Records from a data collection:

┌────────

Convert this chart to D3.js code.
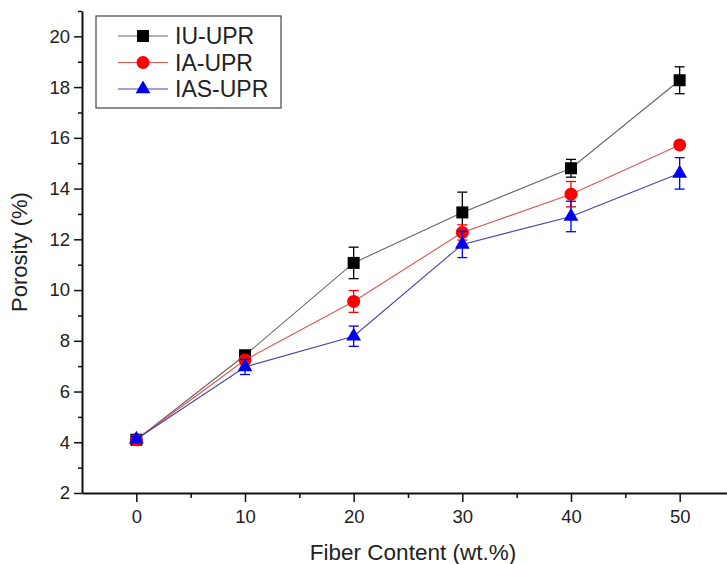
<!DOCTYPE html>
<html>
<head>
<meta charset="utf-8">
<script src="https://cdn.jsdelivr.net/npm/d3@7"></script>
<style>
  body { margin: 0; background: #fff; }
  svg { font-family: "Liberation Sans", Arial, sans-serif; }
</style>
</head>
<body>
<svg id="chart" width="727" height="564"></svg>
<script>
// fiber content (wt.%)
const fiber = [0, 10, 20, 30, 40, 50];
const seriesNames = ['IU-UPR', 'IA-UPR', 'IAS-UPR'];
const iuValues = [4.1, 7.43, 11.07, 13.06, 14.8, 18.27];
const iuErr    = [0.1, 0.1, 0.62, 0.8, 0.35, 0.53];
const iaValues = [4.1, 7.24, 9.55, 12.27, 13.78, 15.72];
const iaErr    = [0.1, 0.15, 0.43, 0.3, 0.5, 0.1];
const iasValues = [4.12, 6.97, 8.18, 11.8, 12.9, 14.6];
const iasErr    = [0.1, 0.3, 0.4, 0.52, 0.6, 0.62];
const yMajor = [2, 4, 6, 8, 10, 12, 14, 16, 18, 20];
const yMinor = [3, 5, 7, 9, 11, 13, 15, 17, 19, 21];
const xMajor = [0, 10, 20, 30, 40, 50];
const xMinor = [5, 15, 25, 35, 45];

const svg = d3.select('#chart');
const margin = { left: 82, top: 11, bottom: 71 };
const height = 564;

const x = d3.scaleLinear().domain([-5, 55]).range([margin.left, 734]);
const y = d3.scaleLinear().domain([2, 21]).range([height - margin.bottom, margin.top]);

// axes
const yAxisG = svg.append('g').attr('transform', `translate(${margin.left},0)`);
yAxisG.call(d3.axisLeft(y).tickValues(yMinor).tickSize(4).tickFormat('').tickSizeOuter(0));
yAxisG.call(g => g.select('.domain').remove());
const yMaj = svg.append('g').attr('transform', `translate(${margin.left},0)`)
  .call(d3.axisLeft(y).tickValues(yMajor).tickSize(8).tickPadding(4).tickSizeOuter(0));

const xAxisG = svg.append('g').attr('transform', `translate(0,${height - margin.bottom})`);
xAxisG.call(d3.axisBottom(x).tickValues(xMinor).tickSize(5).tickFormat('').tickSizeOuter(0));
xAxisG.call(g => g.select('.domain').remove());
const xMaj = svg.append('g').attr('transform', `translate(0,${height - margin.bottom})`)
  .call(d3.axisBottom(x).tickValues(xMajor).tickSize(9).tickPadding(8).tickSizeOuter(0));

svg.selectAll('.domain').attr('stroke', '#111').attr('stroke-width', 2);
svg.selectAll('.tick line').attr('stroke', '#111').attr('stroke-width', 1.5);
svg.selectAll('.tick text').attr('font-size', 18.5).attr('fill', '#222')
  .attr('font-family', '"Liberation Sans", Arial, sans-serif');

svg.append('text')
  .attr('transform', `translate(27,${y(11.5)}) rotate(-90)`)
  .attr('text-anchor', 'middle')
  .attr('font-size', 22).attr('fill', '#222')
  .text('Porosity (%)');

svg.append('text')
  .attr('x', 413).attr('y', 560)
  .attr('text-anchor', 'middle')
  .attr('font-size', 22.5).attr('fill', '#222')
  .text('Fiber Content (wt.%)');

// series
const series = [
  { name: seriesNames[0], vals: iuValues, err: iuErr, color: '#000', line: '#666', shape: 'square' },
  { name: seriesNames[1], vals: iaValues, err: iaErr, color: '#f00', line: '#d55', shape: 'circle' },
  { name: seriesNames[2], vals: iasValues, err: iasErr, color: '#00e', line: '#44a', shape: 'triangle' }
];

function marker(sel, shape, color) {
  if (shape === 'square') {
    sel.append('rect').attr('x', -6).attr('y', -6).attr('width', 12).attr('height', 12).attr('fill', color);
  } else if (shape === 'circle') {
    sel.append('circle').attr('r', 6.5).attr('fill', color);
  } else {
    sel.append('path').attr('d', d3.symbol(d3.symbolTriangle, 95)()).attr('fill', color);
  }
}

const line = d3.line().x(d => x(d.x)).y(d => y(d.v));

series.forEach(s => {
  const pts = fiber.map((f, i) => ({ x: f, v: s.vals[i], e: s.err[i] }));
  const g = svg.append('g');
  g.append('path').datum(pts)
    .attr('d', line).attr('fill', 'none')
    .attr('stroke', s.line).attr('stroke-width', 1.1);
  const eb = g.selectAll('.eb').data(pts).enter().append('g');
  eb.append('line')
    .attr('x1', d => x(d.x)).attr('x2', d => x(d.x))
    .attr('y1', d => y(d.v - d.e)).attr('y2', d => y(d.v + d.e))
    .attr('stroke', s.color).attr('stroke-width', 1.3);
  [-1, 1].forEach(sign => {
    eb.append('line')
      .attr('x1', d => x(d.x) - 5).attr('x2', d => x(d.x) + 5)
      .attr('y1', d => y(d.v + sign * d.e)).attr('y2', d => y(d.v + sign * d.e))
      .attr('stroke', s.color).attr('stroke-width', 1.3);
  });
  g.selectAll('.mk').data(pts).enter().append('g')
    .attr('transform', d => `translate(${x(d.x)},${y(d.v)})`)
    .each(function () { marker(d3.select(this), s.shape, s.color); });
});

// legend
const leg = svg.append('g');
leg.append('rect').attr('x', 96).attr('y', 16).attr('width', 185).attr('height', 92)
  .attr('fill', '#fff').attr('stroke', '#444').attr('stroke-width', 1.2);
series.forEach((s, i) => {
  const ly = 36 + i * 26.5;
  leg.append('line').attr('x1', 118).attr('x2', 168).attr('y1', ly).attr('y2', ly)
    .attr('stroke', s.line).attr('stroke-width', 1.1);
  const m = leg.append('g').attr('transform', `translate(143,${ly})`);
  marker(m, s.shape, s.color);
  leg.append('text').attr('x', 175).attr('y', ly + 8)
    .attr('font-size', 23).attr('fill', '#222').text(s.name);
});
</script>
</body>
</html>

└────────
┌────────

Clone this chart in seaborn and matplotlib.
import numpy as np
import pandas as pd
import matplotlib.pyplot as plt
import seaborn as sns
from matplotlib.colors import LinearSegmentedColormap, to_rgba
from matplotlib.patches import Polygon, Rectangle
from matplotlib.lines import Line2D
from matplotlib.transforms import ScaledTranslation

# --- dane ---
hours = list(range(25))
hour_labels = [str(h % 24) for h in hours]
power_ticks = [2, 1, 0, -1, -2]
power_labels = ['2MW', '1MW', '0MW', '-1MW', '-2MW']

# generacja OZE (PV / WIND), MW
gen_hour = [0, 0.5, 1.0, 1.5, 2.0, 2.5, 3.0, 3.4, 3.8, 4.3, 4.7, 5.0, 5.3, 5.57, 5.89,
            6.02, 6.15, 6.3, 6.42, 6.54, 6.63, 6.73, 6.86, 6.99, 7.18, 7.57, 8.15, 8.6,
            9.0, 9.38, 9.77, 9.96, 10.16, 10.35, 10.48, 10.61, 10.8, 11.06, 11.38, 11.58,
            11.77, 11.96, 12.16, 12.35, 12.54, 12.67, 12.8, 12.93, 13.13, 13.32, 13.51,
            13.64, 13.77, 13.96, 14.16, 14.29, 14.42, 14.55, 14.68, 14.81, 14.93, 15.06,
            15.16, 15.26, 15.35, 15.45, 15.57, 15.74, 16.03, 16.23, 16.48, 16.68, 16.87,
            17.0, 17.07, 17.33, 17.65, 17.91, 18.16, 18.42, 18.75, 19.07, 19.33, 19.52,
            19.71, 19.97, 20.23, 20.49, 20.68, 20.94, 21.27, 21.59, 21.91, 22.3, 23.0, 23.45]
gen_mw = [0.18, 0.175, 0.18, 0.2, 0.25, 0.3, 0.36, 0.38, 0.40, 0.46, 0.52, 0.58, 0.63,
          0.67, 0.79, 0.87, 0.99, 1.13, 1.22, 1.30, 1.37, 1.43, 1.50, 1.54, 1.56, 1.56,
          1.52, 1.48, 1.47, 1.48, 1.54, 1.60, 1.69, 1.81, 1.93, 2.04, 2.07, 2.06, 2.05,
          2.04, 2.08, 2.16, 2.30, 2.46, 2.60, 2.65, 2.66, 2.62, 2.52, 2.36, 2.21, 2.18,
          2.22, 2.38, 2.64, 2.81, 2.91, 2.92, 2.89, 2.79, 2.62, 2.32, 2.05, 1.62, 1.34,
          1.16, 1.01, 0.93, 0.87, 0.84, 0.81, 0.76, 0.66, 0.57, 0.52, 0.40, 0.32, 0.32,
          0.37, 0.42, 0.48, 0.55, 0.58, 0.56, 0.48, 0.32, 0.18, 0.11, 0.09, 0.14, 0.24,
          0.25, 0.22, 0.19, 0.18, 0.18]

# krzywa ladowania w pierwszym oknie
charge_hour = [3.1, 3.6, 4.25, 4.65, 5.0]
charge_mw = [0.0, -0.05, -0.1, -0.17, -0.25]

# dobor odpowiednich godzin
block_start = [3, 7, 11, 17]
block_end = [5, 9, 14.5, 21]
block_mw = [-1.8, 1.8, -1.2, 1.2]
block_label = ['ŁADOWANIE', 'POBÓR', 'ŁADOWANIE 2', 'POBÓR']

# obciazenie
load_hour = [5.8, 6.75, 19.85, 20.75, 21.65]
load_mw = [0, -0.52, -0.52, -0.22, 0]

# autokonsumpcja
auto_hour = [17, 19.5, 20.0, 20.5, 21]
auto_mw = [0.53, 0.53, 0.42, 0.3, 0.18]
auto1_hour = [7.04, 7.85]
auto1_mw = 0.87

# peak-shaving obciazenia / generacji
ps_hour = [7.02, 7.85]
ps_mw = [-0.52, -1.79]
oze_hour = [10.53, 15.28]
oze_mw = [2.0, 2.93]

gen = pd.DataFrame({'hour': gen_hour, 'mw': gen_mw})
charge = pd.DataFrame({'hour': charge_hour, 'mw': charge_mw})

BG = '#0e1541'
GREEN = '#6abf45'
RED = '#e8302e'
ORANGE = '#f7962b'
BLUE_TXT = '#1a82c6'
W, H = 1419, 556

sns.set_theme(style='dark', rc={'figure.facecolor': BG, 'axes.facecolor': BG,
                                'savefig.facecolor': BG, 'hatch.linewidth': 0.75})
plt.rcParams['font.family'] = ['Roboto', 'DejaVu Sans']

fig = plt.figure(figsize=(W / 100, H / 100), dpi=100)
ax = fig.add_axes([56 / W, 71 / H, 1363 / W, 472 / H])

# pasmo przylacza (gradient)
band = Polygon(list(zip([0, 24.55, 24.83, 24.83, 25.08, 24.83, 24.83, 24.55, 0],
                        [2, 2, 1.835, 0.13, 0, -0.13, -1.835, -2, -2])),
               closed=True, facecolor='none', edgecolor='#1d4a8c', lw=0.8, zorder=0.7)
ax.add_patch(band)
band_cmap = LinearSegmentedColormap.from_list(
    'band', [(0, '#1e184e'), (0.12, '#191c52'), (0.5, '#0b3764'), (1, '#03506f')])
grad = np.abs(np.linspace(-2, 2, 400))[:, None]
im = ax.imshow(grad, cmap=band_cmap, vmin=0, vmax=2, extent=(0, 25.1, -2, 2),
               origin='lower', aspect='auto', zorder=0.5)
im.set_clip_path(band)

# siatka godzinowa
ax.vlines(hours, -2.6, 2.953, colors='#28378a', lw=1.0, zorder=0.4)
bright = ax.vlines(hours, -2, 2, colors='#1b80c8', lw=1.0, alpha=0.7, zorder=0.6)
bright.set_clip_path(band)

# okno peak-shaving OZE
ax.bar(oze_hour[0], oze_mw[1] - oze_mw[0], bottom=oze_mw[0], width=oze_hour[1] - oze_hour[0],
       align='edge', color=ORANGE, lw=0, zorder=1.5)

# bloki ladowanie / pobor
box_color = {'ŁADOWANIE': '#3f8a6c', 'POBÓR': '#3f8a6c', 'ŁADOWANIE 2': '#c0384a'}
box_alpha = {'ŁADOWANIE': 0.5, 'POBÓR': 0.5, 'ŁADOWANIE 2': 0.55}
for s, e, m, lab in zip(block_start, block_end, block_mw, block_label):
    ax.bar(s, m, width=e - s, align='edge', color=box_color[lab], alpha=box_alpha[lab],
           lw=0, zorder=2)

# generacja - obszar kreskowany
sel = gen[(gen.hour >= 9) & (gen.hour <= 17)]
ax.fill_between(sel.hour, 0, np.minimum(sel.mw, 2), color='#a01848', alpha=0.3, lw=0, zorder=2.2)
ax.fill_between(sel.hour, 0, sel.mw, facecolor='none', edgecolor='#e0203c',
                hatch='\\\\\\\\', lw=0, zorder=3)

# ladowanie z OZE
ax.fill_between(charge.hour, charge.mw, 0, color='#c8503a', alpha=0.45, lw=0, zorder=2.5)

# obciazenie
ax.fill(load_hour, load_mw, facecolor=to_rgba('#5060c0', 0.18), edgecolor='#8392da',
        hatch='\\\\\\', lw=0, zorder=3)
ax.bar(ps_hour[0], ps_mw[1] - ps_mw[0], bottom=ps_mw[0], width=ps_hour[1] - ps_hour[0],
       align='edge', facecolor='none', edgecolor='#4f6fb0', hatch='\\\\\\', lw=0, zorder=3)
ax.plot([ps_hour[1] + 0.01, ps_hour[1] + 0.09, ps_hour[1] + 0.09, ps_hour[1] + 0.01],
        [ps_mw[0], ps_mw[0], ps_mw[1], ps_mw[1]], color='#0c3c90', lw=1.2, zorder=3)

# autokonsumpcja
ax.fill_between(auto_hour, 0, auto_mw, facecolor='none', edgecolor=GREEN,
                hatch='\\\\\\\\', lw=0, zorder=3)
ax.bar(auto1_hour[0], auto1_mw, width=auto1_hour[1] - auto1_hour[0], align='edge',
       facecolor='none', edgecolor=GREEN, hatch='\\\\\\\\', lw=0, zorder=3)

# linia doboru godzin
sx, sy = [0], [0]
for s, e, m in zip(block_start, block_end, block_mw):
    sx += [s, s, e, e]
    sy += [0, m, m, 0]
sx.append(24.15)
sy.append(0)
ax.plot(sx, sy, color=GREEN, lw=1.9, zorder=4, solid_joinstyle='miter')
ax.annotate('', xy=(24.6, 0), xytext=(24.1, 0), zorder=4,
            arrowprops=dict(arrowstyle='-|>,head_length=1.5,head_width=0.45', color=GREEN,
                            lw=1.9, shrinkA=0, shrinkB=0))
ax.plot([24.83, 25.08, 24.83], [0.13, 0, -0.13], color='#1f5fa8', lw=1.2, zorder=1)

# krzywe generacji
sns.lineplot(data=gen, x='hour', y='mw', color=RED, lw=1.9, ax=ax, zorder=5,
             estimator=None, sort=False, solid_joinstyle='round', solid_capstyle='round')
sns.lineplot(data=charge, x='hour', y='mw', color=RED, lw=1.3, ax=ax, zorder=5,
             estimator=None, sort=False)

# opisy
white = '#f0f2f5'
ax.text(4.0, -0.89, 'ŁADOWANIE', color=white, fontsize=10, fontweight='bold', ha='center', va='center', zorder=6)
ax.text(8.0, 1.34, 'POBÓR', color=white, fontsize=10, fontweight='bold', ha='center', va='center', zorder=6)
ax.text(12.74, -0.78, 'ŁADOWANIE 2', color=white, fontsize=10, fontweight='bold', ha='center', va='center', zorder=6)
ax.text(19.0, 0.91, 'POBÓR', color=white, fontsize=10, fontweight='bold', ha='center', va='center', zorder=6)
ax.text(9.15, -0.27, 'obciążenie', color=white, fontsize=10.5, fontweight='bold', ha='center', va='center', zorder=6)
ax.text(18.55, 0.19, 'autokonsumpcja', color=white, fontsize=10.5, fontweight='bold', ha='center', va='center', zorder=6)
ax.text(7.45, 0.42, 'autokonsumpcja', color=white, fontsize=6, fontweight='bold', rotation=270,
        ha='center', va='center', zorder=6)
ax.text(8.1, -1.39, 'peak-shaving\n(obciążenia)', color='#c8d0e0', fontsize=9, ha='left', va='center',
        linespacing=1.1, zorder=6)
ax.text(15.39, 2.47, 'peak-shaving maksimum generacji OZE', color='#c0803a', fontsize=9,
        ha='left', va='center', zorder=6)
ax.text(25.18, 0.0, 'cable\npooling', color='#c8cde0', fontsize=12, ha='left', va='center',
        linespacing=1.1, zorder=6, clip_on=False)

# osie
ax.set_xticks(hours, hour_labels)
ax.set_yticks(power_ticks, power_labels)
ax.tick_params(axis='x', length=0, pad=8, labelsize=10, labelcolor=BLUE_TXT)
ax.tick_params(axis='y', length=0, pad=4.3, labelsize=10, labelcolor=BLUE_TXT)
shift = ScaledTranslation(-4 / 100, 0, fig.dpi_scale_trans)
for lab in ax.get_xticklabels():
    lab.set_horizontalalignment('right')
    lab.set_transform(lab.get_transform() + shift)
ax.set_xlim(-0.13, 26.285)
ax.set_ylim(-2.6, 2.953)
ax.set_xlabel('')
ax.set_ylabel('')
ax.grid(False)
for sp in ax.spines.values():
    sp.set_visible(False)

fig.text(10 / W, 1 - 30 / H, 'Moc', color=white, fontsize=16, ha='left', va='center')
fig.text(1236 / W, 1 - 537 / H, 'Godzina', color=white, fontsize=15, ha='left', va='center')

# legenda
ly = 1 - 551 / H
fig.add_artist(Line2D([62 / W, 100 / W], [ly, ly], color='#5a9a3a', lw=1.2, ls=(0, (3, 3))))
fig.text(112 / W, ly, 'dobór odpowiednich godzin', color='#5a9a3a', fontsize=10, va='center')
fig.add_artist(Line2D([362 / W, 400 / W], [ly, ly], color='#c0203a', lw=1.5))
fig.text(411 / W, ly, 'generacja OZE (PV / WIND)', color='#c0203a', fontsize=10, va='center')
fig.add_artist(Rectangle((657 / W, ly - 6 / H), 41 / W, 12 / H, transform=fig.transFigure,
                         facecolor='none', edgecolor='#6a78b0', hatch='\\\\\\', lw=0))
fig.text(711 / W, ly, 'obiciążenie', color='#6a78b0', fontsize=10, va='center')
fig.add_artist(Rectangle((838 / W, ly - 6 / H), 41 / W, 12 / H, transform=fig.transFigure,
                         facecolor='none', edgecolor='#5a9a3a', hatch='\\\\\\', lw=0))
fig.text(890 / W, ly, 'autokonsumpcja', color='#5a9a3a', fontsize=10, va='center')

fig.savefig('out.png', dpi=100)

└────────

Written request:
Copy each line from the data above that includes "seaborn".

Response to this exercise:
Clone this chart in seaborn and matplotlib.
import seaborn as sns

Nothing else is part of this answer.